I didn’t have the heart to remind him that Maris also played for the Cardinals, when they beat his beloved Red Sox in the 1967 World Series.

Soon after, I was on the operating table for the second time in a year. The post-surgical pain didn’t seem as bad at the previous year’s hernia. Perhaps it was because I was going to eventually receive a workman’s comp check, which would take the sting out of the missed paychecks.

I now look at that decades-ago injury and realize that I need to address a couple of things.

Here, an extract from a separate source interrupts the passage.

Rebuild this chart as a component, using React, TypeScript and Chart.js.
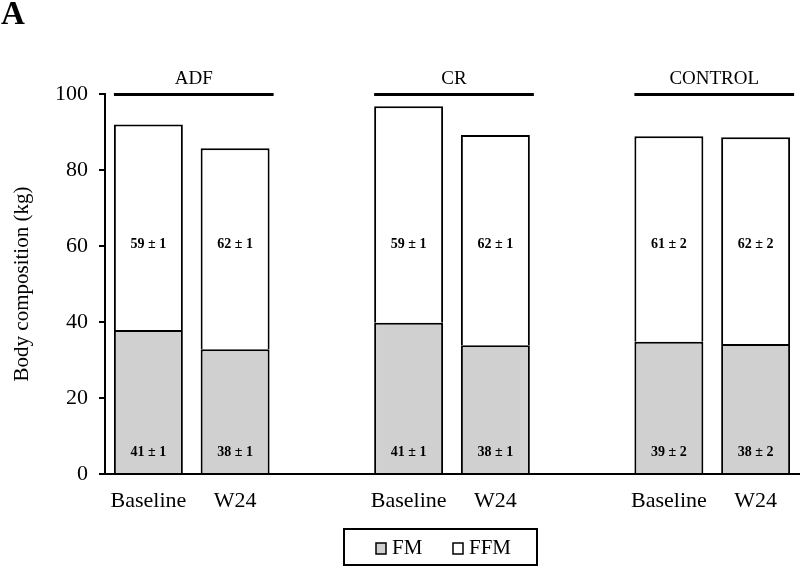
import React, { useEffect, useRef } from "react";
import { Chart, registerables } from "chart.js";

Chart.register(...registerables);

const categories = ["Baseline", "W24", "", "Baseline", "W24", "", "Baseline", "W24"];
const fmValues = [37.9, 32.8, null, 39.8, 33.9, null, 34.8, 34.2];
const ffmValues = [54.1, 52.9, null, 57.0, 55.3, null, 54.1, 54.4];
const ffmLabels = ["59 ± 1", "62 ± 1", "", "59 ± 1", "62 ± 1", "", "61 ± 2", "62 ± 2"];
const fmLabels = ["41 ± 1", "38 ± 1", "", "41 ± 1", "38 ± 1", "", "39 ± 2", "38 ± 2"];
const groupNames = ["ADF", "CR", "CONTROL"];
const groupStarts = [0, 3, 6];
const yTicks = [0, 20, 40, 60, 80, 100];

const SERIF = "'Liberation Serif', 'Times New Roman', serif";
const GRAY = "#d0d0d0";

const overlay = {
  id: "overlay",
  afterDraw(chart: any) {
    const ctx = chart.ctx;
    const x = chart.scales.x;
    const y = chart.scales.y;
    const meta = chart.getDatasetMeta(0);
    ctx.save();
    ctx.fillStyle = "#000";
    // panel letter
    ctx.font = `bold 33px ${SERIF}`;
    ctx.textAlign = "left";
    ctx.textBaseline = "alphabetic";
    ctx.fillText("A", 1, 24);
    // y title
    ctx.save();
    ctx.translate(22, (y.top + y.bottom) / 2);
    ctx.rotate(-Math.PI / 2);
    ctx.font = `21px ${SERIF}`;
    ctx.textAlign = "center";
    ctx.textBaseline = "middle";
    ctx.fillText("Body composition (kg)", 0, 0);
    ctx.restore();
    // group lines & names
    groupNames.forEach((name, gi) => {
      const i0 = groupStarts[gi];
      const b0: any = meta.data[i0];
      const b1: any = meta.data[i0 + 1];
      const left = b0.x - b0.width / 2;
      const right = b1.x + b1.width / 2 + 4;
      const ly = y.getPixelForValue(100) + 0.5;
      ctx.strokeStyle = "#000";
      ctx.lineWidth = 3;
      ctx.beginPath();
      ctx.moveTo(left, ly);
      ctx.lineTo(right, ly);
      ctx.stroke();
      ctx.font = `19px ${SERIF}`;
      ctx.textAlign = "center";
      ctx.textBaseline = "middle";
      ctx.fillText(name, (left + right) / 2, ly - 15);
    });
    // inner labels
    ctx.font = `bold 14px ${SERIF}`;
    ctx.textAlign = "center";
    ctx.textBaseline = "middle";
    categories.forEach((_, i) => {
      const cx = x.getPixelForValue(i);
      if (ffmLabels[i]) ctx.fillText(ffmLabels[i], cx, y.getPixelForValue(60.5));
      if (fmLabels[i]) ctx.fillText(fmLabels[i], cx, y.getPixelForValue(5.8));
    });
    // legend
    const lx = 344, ly2 = 529, lw = 193, lh = 36;
    ctx.fillStyle = "#fff";
    ctx.fillRect(lx, ly2, lw, lh);
    ctx.strokeStyle = "#000";
    ctx.lineWidth = 2;
    ctx.strokeRect(lx, ly2, lw, lh);
    const items = [
      { label: "FM", color: GRAY, sx: 376 },
      { label: "FFM", color: "#fff", sx: 453 },
    ];
    const cy = ly2 + lh / 2 + 1;
    items.forEach((it) => {
      ctx.fillStyle = it.color;
      ctx.fillRect(it.sx, cy - 5, 10, 11);
      ctx.lineWidth = 1.5;
      ctx.strokeRect(it.sx, cy - 5, 10, 11);
      ctx.fillStyle = "#000";
      ctx.font = `21px ${SERIF}`;
      ctx.textAlign = "left";
      ctx.textBaseline = "middle";
      ctx.fillText(it.label, it.sx + 16, cy);
    });
    ctx.restore();
  },
};

export default function App() {
  const ref = useRef<HTMLCanvasElement>(null);
  useEffect(() => {
    if (!ref.current) return;
    const chart = new Chart(ref.current, {
      type: "bar",
      data: {
        labels: categories,
        datasets: [
          {
            label: "FM",
            data: fmValues as any,
            backgroundColor: GRAY,
            borderColor: "#000",
            borderWidth: 2,
            categoryPercentage: 1,
            barPercentage: 0.795,
          },
          {
            label: "FFM",
            data: ffmValues as any,
            backgroundColor: "#fff",
            borderColor: "#000",
            borderWidth: 2,
            categoryPercentage: 1,
            barPercentage: 0.795,
          },
        ],
      },
      options: {
        responsive: false,
        animation: false,
        layout: { padding: { top: 94, right: 1, bottom: 0, left: 0 } },
        plugins: { legend: { display: false }, tooltip: { enabled: false } },
        scales: {
          x: {
            stacked: true,
            grid: { display: false },
            border: { display: true, color: "#000", width: 2 },
            ticks: { color: "#000", font: { family: SERIF, size: 22 }, padding: 6, maxRotation: 0, autoSkip: false },
            afterFit: (s: any) => { s.height = 94; },
          },
          y: {
            stacked: true,
            min: 0,
            max: 100,
            afterBuildTicks: (s: any) => { s.ticks = yTicks.map((v) => ({ value: v })); },
            grid: { drawOnChartArea: false, drawTicks: true, tickLength: 6, color: "#000", lineWidth: 2 },
            border: { display: true, color: "#000", width: 2 },
            ticks: { color: "#000", font: { family: SERIF, size: 22 }, padding: 11 },
            afterFit: (s: any) => { s.width = 105; },
          },
        },
      },
      plugins: [overlay],
    });
    return () => chart.destroy();
  }, []);
  return (
    <div style={{ position: "fixed", left: 0, top: 0, width: 800, height: 568, background: "#fff" }}>
      <canvas ref={ref} width={800} height={568} />
    </div>
  );
}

First, the tap lines that I was trying to disentangle when I sustained my injury included many brands of beer. I have no evidence that Maris’ distributorship was any more, or less, responsible for the tear in my abdominal wall (or the dangling intestine)  than any other.

Second, I was not even lifting an Anheuser-Busch  product when the injury occurred. Therefore, it was unfair for me to cast aspersions against the Maris, or the Busch families. I hope that they will both accept my sincere apologies.

You are hereby absolved.

Given my Irish-Catholic roots, it is difficult, physically  excruciating in fact, for me to let go of a grudge.

Though as time has gone by, I’ve come to appreciate the delicious  irony of the fact that when I realized, that my intestine was breaking through my abdominal wall (again), I was lifting a keg  with a label that was clearly labeled as Lite.